**JOB**
Quote the whole listing word for word. Do not include the pictures.
* Start *
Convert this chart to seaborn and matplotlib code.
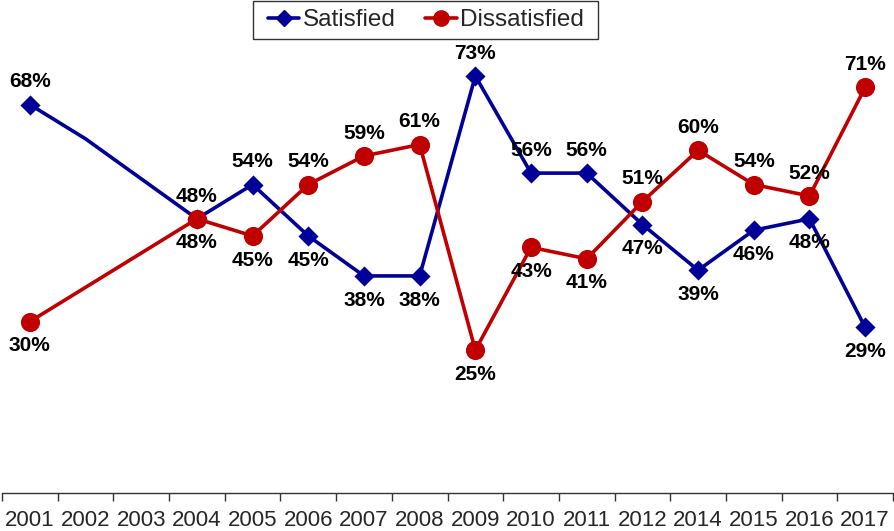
import numpy as np
import pandas as pd
import seaborn as sns
import matplotlib.pyplot as plt
from matplotlib.lines import Line2D
from matplotlib.patches import Rectangle

years = ['2001', '2002', '2003', '2004', '2005', '2006', '2007', '2008',
         '2009', '2010', '2011', '2012', '2014', '2015', '2016', '2017']
satisfied = [68, 62, np.nan, 48, 54, 45, 38, 38, 73, 56, 56, 47, 39, 46, 48, 29]
dissatisfied = [30, np.nan, np.nan, 48, 45, 54, 59, 61, 25, 43, 41, 51, 60, 54, 52, 71]
# 2002 satisfied value is only a bend in the line, no marker or label
sat_marked = [True, False, False, True, True, True, True, True,
              True, True, True, True, True, True, True, True]
sat_label_pos = ['above', None, None, 'above', 'above', 'below', 'below', 'below',
                 'above', 'above', 'above', 'below', 'below', 'below', 'below', 'below']
dis_label_pos = ['below', None, None, 'below', 'below', 'above', 'above', 'above',
                 'below', 'below', 'below', 'above', 'above', 'above', 'above', 'above']

sns.set_style('white')
plt.rcParams['font.family'] = ['Liberation Sans', 'DejaVu Sans']

blue = '#000099'
red = '#C00000'

df = pd.DataFrame({'pos': np.arange(len(years)), 'year': years,
                   'Satisfied': satisfied, 'Dissatisfied': dissatisfied,
                   'sat_marked': sat_marked})

fig = plt.figure(figsize=(8.94, 5.31), dpi=100)
ax = fig.add_axes([2 / 894, 1 - 493 / 531, 891 / 894, 457 / 531])

sat = df.dropna(subset=['Satisfied'])
dis = df.dropna(subset=['Dissatisfied'])

sns.lineplot(data=sat, x='pos', y='Satisfied', color=blue, lw=2.6, ax=ax, sort=False)
sns.lineplot(data=dis, x='pos', y='Dissatisfied', color=red, lw=2.6, ax=ax, sort=False)
sns.scatterplot(data=sat[sat['sat_marked']], x='pos', y='Satisfied', color=blue,
                marker='D', s=105, linewidth=0, ax=ax, zorder=3)
sns.scatterplot(data=dis, x='pos', y='Dissatisfied', color=red,
                marker='o', s=190, linewidth=0, ax=ax, zorder=3)

for i in range(len(years)):
    for val, where in ((satisfied[i], sat_label_pos[i]), (dissatisfied[i], dis_label_pos[i])):
        if where is None or np.isnan(val):
            continue
        off = 9.5 if where == 'above' else -10.5
        ax.annotate(f'{int(val)}%', (i, val), xytext=(0, off), textcoords='offset points',
                    ha='center', va='bottom' if where == 'above' else 'top',
                    fontsize=15, fontweight='bold', color='black')

ax.set_xlim(-0.5, len(years) - 0.5)
ax.set_ylim(0, 80)
ax.set_xticks(range(len(years)))
ax.set_xticklabels(years, fontsize=16)
ax.set_xticks(np.arange(-0.5, len(years)), minor=True)
ax.tick_params(axis='x', which='major', bottom=False, length=0, pad=12)
ax.tick_params(axis='x', which='minor', bottom=True, length=6, width=1,
               color='#333333', direction='out')
ax.set_yticks([])
ax.set_xlabel('')
ax.set_ylabel('')
for side in ['top', 'left', 'right']:
    ax.spines[side].set_visible(False)
ax.spines['bottom'].set_color('#333333')
ax.spines['bottom'].set_linewidth(1)

# legend box drawn as its own frame so its padding matches the original
fig.patches.append(Rectangle((253 / 894, 1 - 39 / 531), 345 / 894, 38.5 / 531,
                             transform=fig.transFigure, fill=False,
                             edgecolor='#333333', linewidth=1))
handles = [Line2D([], [], color=blue, lw=2.6, marker='D', markersize=8),
           Line2D([], [], color=red, lw=2.6, marker='o', markersize=11)]
leg = fig.legend(handles, ['Satisfied', 'Dissatisfied'], loc='center',
                 bbox_to_anchor=(426 / 894, 1 - 20 / 531), ncol=2, fontsize=17.5,
                 frameon=False, handlelength=1.3, handletextpad=0.15,
                 columnspacing=1.2, borderpad=0.2)

fig.savefig('out.png', dpi=100)
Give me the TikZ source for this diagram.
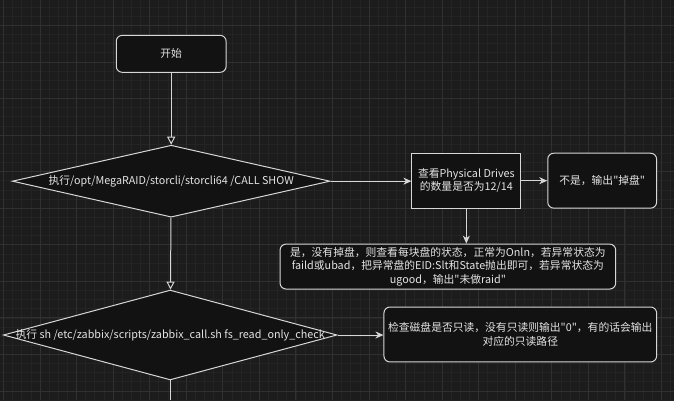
* End *
**EXERCISE OUTPUT**
Convert this chart to seaborn and matplotlib code.
import numpy as np
import pandas as pd
import seaborn as sns
import matplotlib.pyplot as plt
from matplotlib.lines import Line2D
from matplotlib.patches import Rectangle

years = ['2001', '2002', '2003', '2004', '2005', '2006', '2007', '2008',
         '2009', '2010', '2011', '2012', '2014', '2015', '2016', '2017']
satisfied = [68, 62, np.nan, 48, 54, 45, 38, 38, 73, 56, 56, 47, 39, 46, 48, 29]
dissatisfied = [30, np.nan, np.nan, 48, 45, 54, 59, 61, 25, 43, 41, 51, 60, 54, 52, 71]
# 2002 satisfied value is only a bend in the line, no marker or label
sat_marked = [True, False, False, True, True, True, True, True,
              True, True, True, True, True, True, True, True]
sat_label_pos = ['above', None, None, 'above', 'above', 'below', 'below', 'below',
                 'above', 'above', 'above', 'below', 'below', 'below', 'below', 'below']
dis_label_pos = ['below', None, None, 'below', 'below', 'above', 'above', 'above',
                 'below', 'below', 'below', 'above', 'above', 'above', 'above', 'above']

sns.set_style('white')
plt.rcParams['font.family'] = ['Liberation Sans', 'DejaVu Sans']

blue = '#000099'
red = '#C00000'

df = pd.DataFrame({'pos': np.arange(len(years)), 'year': years,
                   'Satisfied': satisfied, 'Dissatisfied': dissatisfied,
                   'sat_marked': sat_marked})

fig = plt.figure(figsize=(8.94, 5.31), dpi=100)
ax = fig.add_axes([2 / 894, 1 - 493 / 531, 891 / 894, 457 / 531])

sat = df.dropna(subset=['Satisfied'])
dis = df.dropna(subset=['Dissatisfied'])

sns.lineplot(data=sat, x='pos', y='Satisfied', color=blue, lw=2.6, ax=ax, sort=False)
sns.lineplot(data=dis, x='pos', y='Dissatisfied', color=red, lw=2.6, ax=ax, sort=False)
sns.scatterplot(data=sat[sat['sat_marked']], x='pos', y='Satisfied', color=blue,
                marker='D', s=105, linewidth=0, ax=ax, zorder=3)
sns.scatterplot(data=dis, x='pos', y='Dissatisfied', color=red,
                marker='o', s=190, linewidth=0, ax=ax, zorder=3)

for i in range(len(years)):
    for val, where in ((satisfied[i], sat_label_pos[i]), (dissatisfied[i], dis_label_pos[i])):
        if where is None or np.isnan(val):
            continue
        off = 9.5 if where == 'above' else -10.5
        ax.annotate(f'{int(val)}%', (i, val), xytext=(0, off), textcoords='offset points',
                    ha='center', va='bottom' if where == 'above' else 'top',
                    fontsize=15, fontweight='bold', color='black')

ax.set_xlim(-0.5, len(years) - 0.5)
ax.set_ylim(0, 80)
ax.set_xticks(range(len(years)))
ax.set_xticklabels(years, fontsize=16)
ax.set_xticks(np.arange(-0.5, len(years)), minor=True)
ax.tick_params(axis='x', which='major', bottom=False, length=0, pad=12)
ax.tick_params(axis='x', which='minor', bottom=True, length=6, width=1,
               color='#333333', direction='out')
ax.set_yticks([])
ax.set_xlabel('')
ax.set_ylabel('')
for side in ['top', 'left', 'right']:
    ax.spines[side].set_visible(False)
ax.spines['bottom'].set_color('#333333')
ax.spines['bottom'].set_linewidth(1)

# legend box drawn as its own frame so its padding matches the original
fig.patches.append(Rectangle((253 / 894, 1 - 39 / 531), 345 / 894, 38.5 / 531,
                             transform=fig.transFigure, fill=False,
                             edgecolor='#333333', linewidth=1))
handles = [Line2D([], [], color=blue, lw=2.6, marker='D', markersize=8),
           Line2D([], [], color=red, lw=2.6, marker='o', markersize=11)]
leg = fig.legend(handles, ['Satisfied', 'Dissatisfied'], loc='center',
                 bbox_to_anchor=(426 / 894, 1 - 20 / 531), ncol=2, fontsize=17.5,
                 frameon=False, handlelength=1.3, handletextpad=0.15,
                 columnspacing=1.2, borderpad=0.2)

fig.savefig('out.png', dpi=100)
Give me the TikZ source for this diagram.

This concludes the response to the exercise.